Nursing study finds that breakfast, indeed, is the most important meal
There’s an old saying that breakfast is the most important meal of the day. Parents routinely implore their children to eat something in the morning so that they are energized, focused, and alert for school.
Increasing evidence suggests that breakfast does have many health benefits for growing children, including an improved overall dietary quality, and better concentration, attention, and memory.
Jianghong Liu, an associate professor in the School of Nursing, has found yet another benefit of eating an early morning meal: higher IQ scores.
In one of the first studies to examine IQ and breakfast consumption, Liu, along with Penn Nursing colleagues Barbra Dickerman and Charlene Compher, and Wei-Ting Hwang, an associate professor of biostatistics in the Perelman School of Medicine, examined data from 1,269 6-year-olds in China, and found that children who did not eat breakfast often had 5.58 points lower verbal, 2.5 points lower performance, and 4.6 points lower total IQ scores than children who regularly ate breakfast.
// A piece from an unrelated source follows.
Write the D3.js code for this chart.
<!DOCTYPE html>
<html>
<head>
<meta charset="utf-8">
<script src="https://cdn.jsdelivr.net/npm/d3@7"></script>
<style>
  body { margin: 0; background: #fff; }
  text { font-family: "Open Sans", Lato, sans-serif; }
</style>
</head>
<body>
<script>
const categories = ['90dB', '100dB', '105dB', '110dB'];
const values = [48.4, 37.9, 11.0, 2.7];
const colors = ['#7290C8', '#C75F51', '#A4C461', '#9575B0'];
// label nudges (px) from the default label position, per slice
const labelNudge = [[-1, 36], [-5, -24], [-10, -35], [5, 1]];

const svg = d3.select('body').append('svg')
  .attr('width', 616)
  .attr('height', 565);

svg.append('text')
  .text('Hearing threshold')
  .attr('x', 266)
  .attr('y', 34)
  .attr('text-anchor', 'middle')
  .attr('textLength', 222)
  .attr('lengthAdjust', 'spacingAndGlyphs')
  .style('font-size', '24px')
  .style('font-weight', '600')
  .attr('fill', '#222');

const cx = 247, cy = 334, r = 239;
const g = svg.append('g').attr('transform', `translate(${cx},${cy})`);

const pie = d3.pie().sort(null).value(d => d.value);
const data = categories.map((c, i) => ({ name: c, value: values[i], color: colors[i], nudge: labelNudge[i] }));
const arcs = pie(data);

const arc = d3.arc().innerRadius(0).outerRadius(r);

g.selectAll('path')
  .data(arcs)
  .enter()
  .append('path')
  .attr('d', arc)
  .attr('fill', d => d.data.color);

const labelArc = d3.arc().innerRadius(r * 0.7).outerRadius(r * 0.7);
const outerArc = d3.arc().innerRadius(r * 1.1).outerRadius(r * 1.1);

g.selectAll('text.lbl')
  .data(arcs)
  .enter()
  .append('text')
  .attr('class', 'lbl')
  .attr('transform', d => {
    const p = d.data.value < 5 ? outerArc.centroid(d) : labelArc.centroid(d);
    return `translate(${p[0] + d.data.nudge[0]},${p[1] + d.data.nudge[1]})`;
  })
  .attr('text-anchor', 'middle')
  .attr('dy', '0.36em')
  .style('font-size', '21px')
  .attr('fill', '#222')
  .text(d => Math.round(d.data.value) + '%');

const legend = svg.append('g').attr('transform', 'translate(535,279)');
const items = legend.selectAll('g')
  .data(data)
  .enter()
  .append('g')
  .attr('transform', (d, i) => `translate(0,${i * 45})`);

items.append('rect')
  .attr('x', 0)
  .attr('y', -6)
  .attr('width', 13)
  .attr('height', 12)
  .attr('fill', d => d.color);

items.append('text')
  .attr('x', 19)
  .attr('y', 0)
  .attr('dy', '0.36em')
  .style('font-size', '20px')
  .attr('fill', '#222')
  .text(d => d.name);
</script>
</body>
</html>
The researchers used information from Liu’s China Jintan Child Cohort Study, an ongoing prospective longitudinal analysis designed to assess the early health risk factors for the development of child neurobehavioral outcomes. Liu has been collecting data on children in the study—the oldest of whom are now 14—since they were 3 years old.
Liu, the lead author of the breakfast/IQ study, and colleagues collected information on children’s breakfast consumption habits by asking their parents how often their children eat breakfast in a typical week: “always,” “often,” “sometimes,” or “rarely.” Rice and noodles made up 69 percent of the breakfast meal.
When the children were in kindergarten, the researchers assessed their IQ using the Chinese version of the Wechsler Preschool and Primary Scale of Intelligence, a leading measure of cognitive ability for young children. Children who ate breakfast regularly had higher IQ scores, even when controlling for socio-demographic factors like a child’s gender, parental education, parental occupation, parental marital status, or whether a child resided in a city, suburb, or rural location.
“It does not matter what type of breakfast you eat,” Liu says. “As long as you eat breakfast, you have a better IQ.”
Liu says eating breakfast regularly had maximum benefit on the verbal IQ score. Breakfast provides an opportunity for young children to converse and interact with their parents, promoting cognitive and language development.
The key finding of the study suggests that breakfast consumption affects cognitive development in children. The researchers say that one possible explanation is that the overnight fast that occurs during sleep represents the longest period of fasting, and one important function of breakfast is to replenish low blood glucose levels. Glucose, Liu says, helps with overall brain function.
Eating breakfast consistently not only leads to a higher IQ score, but Liu says it also has long-term benefits on a person’s quality of life.
“If you eat breakfast regularly, you develop good habits, and it helps your long-term overall health,” she says. “Children who eat breakfast regularly are less likely to start other bad habits as teenagers, such as cigarette smoking, lack of exercise, and drug and alcohol abuse.”
Liu says both parents and schools can help increase breakfast consumption among children. She says parents can encourage their children to breakfast, and take them to the grocery store and pick out items they would like to eat.
“Give them a choice,” she says. “Prepare a variety.”
Liu says schools can assist by providing breakfast for students or a healthy snack such as granola bars, have teachers eat with the children to “create a culture” of eating breakfast, or even starting school later in the morning to give children more time to eat an early morning meal.
Since completing her study, Liu says she makes sure that her children eat breakfast everyday, and she has become a regular breakfast eater herself, even carrying around brown bags filled with early morning snacks.
“If you’re only allowed to eat one meal a day, eat breakfast,” she says.